5. Tata Consultancy Services (TCS):
This IT consulting & software company’s stock rose 2.8% over the past week after acquiring Coastal Cloud Holdings and delivering positive updates at its Investor Day 2025. On December 11, TCS’ board approved acquiring 100% of US Salesforce consulting firm Coastal Cloud Holdings and its subsidiaries for $700 million (approximately Rs 6,320.2 crore). This follows another acquisition in October of US-based Salesforce firm, ListEngage, for $72.8 million (approximately Rs 657.3 crore).
On December 18, TCS discussed its evolution from a digital service provider to an AI-focused technology services provider. The company reported $1.5 billion in annualised AI services revenue, up 16% QoQ. The firm also announced plans to develop a sovereign AI data centre with up to 1 GW capacity, projecting capital expenditures of $6-7 billion over 5-7 years.
Speaking to analysts, TCS’ MD & CEO, K Krithivasan, said, “We aim to achieve an EBIT margin of 26-28% over the next few years, by shifting our revenue mix towards higher margin services and a focus on delivery execution.”
However, Motilal Oswal noted that management's higher-margin goals indicate more growth potential than guided.

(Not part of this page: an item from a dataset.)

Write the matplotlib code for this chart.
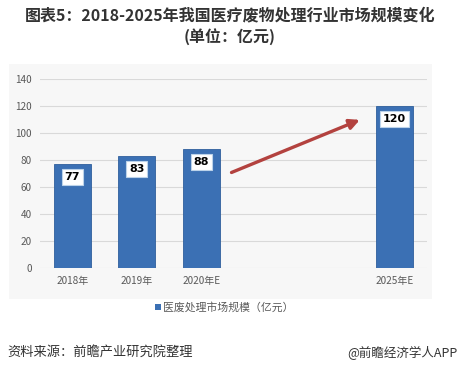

The brokerage maintained its ‘Buy’ call on TCS, setting a target price of Rs 4,400 per share, a 34.1% upside. The brokerage believes the company’s growth visibility will improve as AI adoption moves from pilot programs to scaled, revenue-generating deployments. It expects the company to deliver a revenue CAGR of 6.7% over FY26-28.
In Q2FY26, TCS’s revenue grew 2.4% QoQ to Rs 66,666 crore, beating Forecaster estimates by 0.7%. Improvements across banking, financial services & insurance, communication, media & technology segments supported revenue growth. However, net profit declined 5.4% due to higher finance, employee benefits, and license expenses.
Trendlyne's analysts identify stocks that are seeing interesting price movements, analyst calls, or new developments. These are not buy recommendations.